No-go theorems for deterministic purification and probabilistic enhancement of coherence

TL;DR

This paper establishes fundamental limitations (no-go theorems) on the deterministic purification and probabilistic enhancement of quantum coherence, clarifying what is impossible in coherence manipulation within quantum resource theory.

Contribution

It introduces two no-go theorems that specify conditions under which coherence cannot be purified or enhanced, advancing understanding of quantum coherence manipulation constraints.

Findings

Deterministic purification is impossible if the state is a convex combination of incoherent and coherent states.

Provides a necessary and sufficient condition for probabilistic coherence enhancement via sSIO.
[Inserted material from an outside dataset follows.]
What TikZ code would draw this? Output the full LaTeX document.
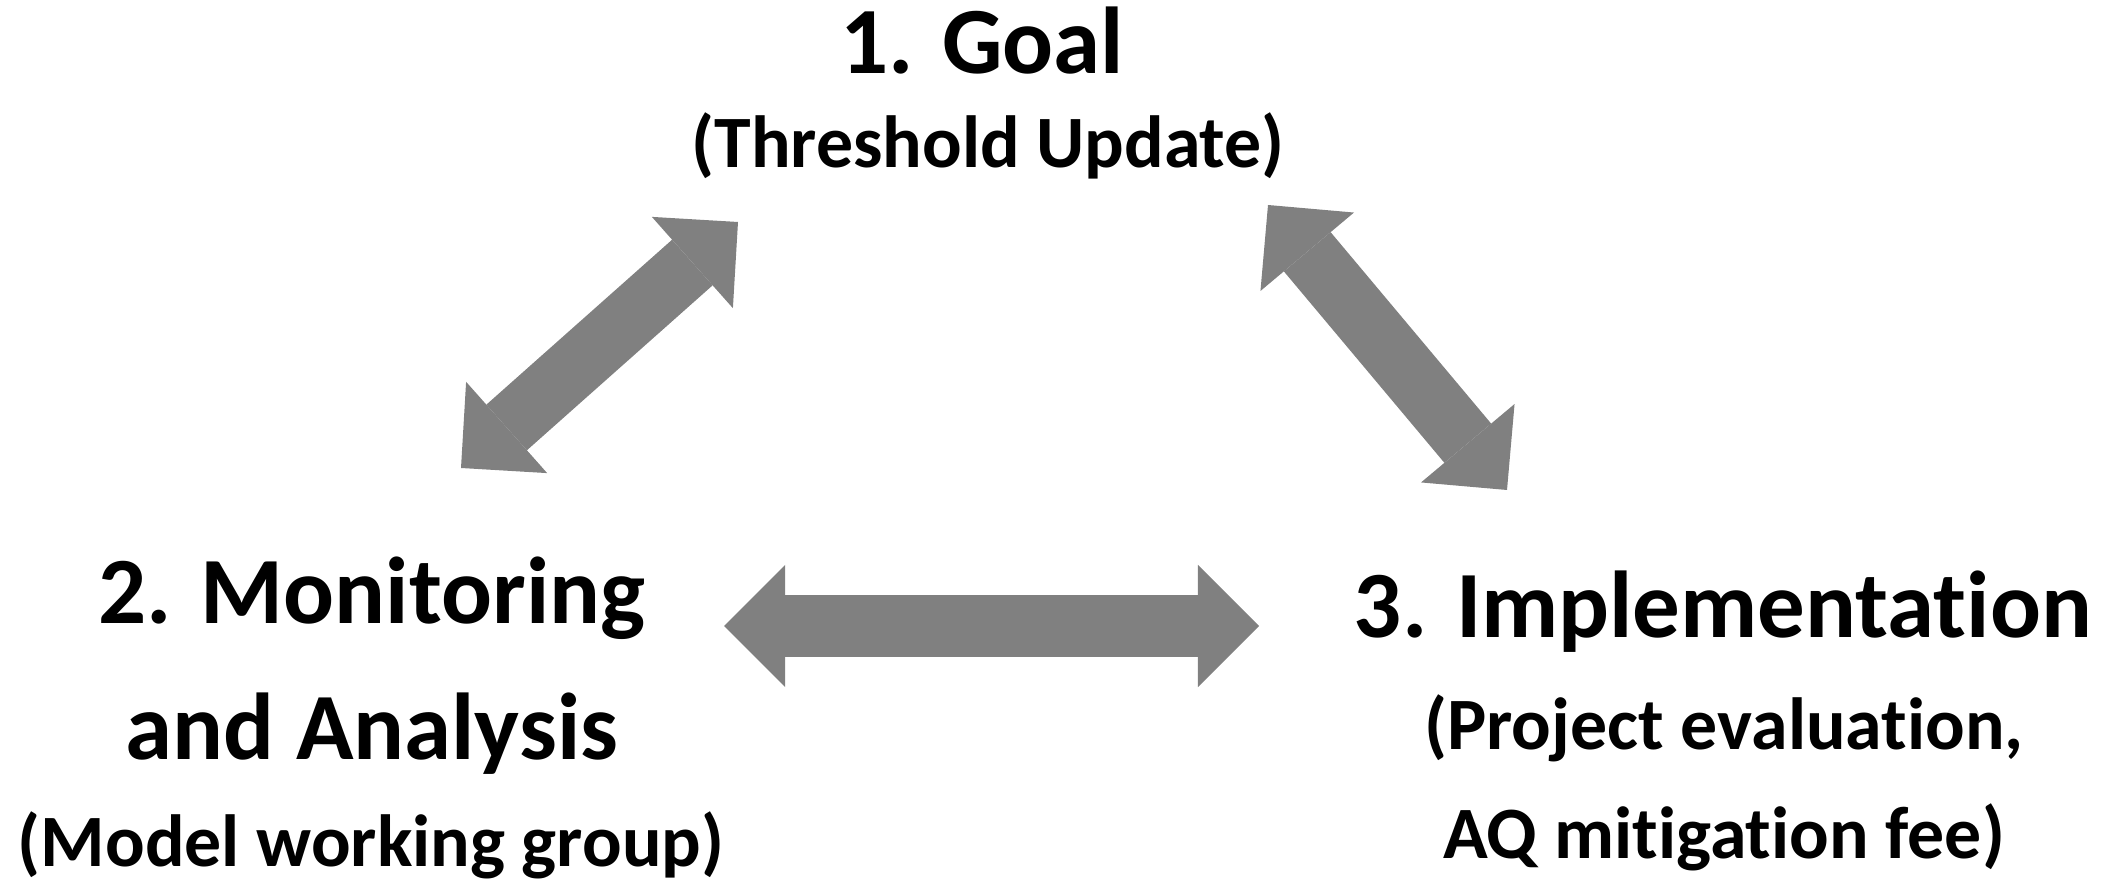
\documentclass[tikz,border=0pt]{standalone}
\usepackage{fontspec}
\setmainfont{Carlito}[Ligatures=NoCommon]
\usetikzlibrary{arrows.meta, positioning}
\definecolor{arrowgray}{RGB}{128,128,128}

\begin{document}
\begin{tikzpicture}[x=0.01cm, y=0.01cm,
    title/.style={align=center, anchor=base, inner sep=0pt, font=\bfseries\fontsize{27}{38.7}\selectfont},
    subtitle/.style={align=center, anchor=base, inner sep=0pt, font=\bfseries\fontsize{21}{31}\selectfont},
    dblarrow/.style={draw=arrowgray, line width=0.61cm,
        {Triangle[length=0.61cm, width=1.22cm, line width=0pt, fill=arrowgray]}-{Triangle[length=0.61cm, width=1.22cm, line width=0pt, fill=arrowgray]}}]
		\useasboundingbox (0,0) rectangle (2118,885);
		
		\node[title] (goal) at (982,811) {1. Goal};
		\node[subtitle] (goalsub) at (988,717) {(Threshold Update)};
		
		% base of a two-line node is the base of its last line
		\node[title] (mon) at (372,125) {2. Monitoring\\and Analysis};
		\node[subtitle] (monsub) at (371,18) {(Model working group)};
		
		\node[title] (impl) at (1723,247) {3. Implementation};
		\node[subtitle] (implsub) at (1724,26) {(Project evaluation,\\AQ mitigation fee)};
		
		\coordinate (goalL) at (738,663);
		\coordinate (monU) at (461,417);
		\coordinate (goalR) at (1268,680);
		\coordinate (implU) at (1507,395);
		\coordinate (monR) at (724,259);
		\coordinate (implL) at (1259,259);
		
		\draw[dblarrow] (monU) -- (goalL);
		\draw[dblarrow] (goalR) -- (implU);
		\draw[dblarrow] (monR) -- (implL);

	\end{tikzpicture}
\end{document}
Establishes feasibility criteria for coherence manipulation in quantum systems.

Abstract

The manipulation of quantum coherence is one of the principal issues in the resource theory of coherence, with two critical topics being the purification and enhancement of coherence. Here, we present two no-go theorems for the deterministic purification of coherence and the probabilistic enhancement of coherence, respectively. Specifically, we prove that a quantum state cannot be deterministically purified if it can be expressed as a convex combination of an incoherent state and a coherent state. Besides, we give an easy-to-verified sufficient and necessary condition to determine whether a state can be probabilistically enhanced via a stochastic strictly incoherent operation (sSIO). Our findings provide two feasibility criteria for the deterministic purification and the probabilistic enhancement of coherence, respectively. These results have repercussions on the understanding of quantum coherence in real quantum systems.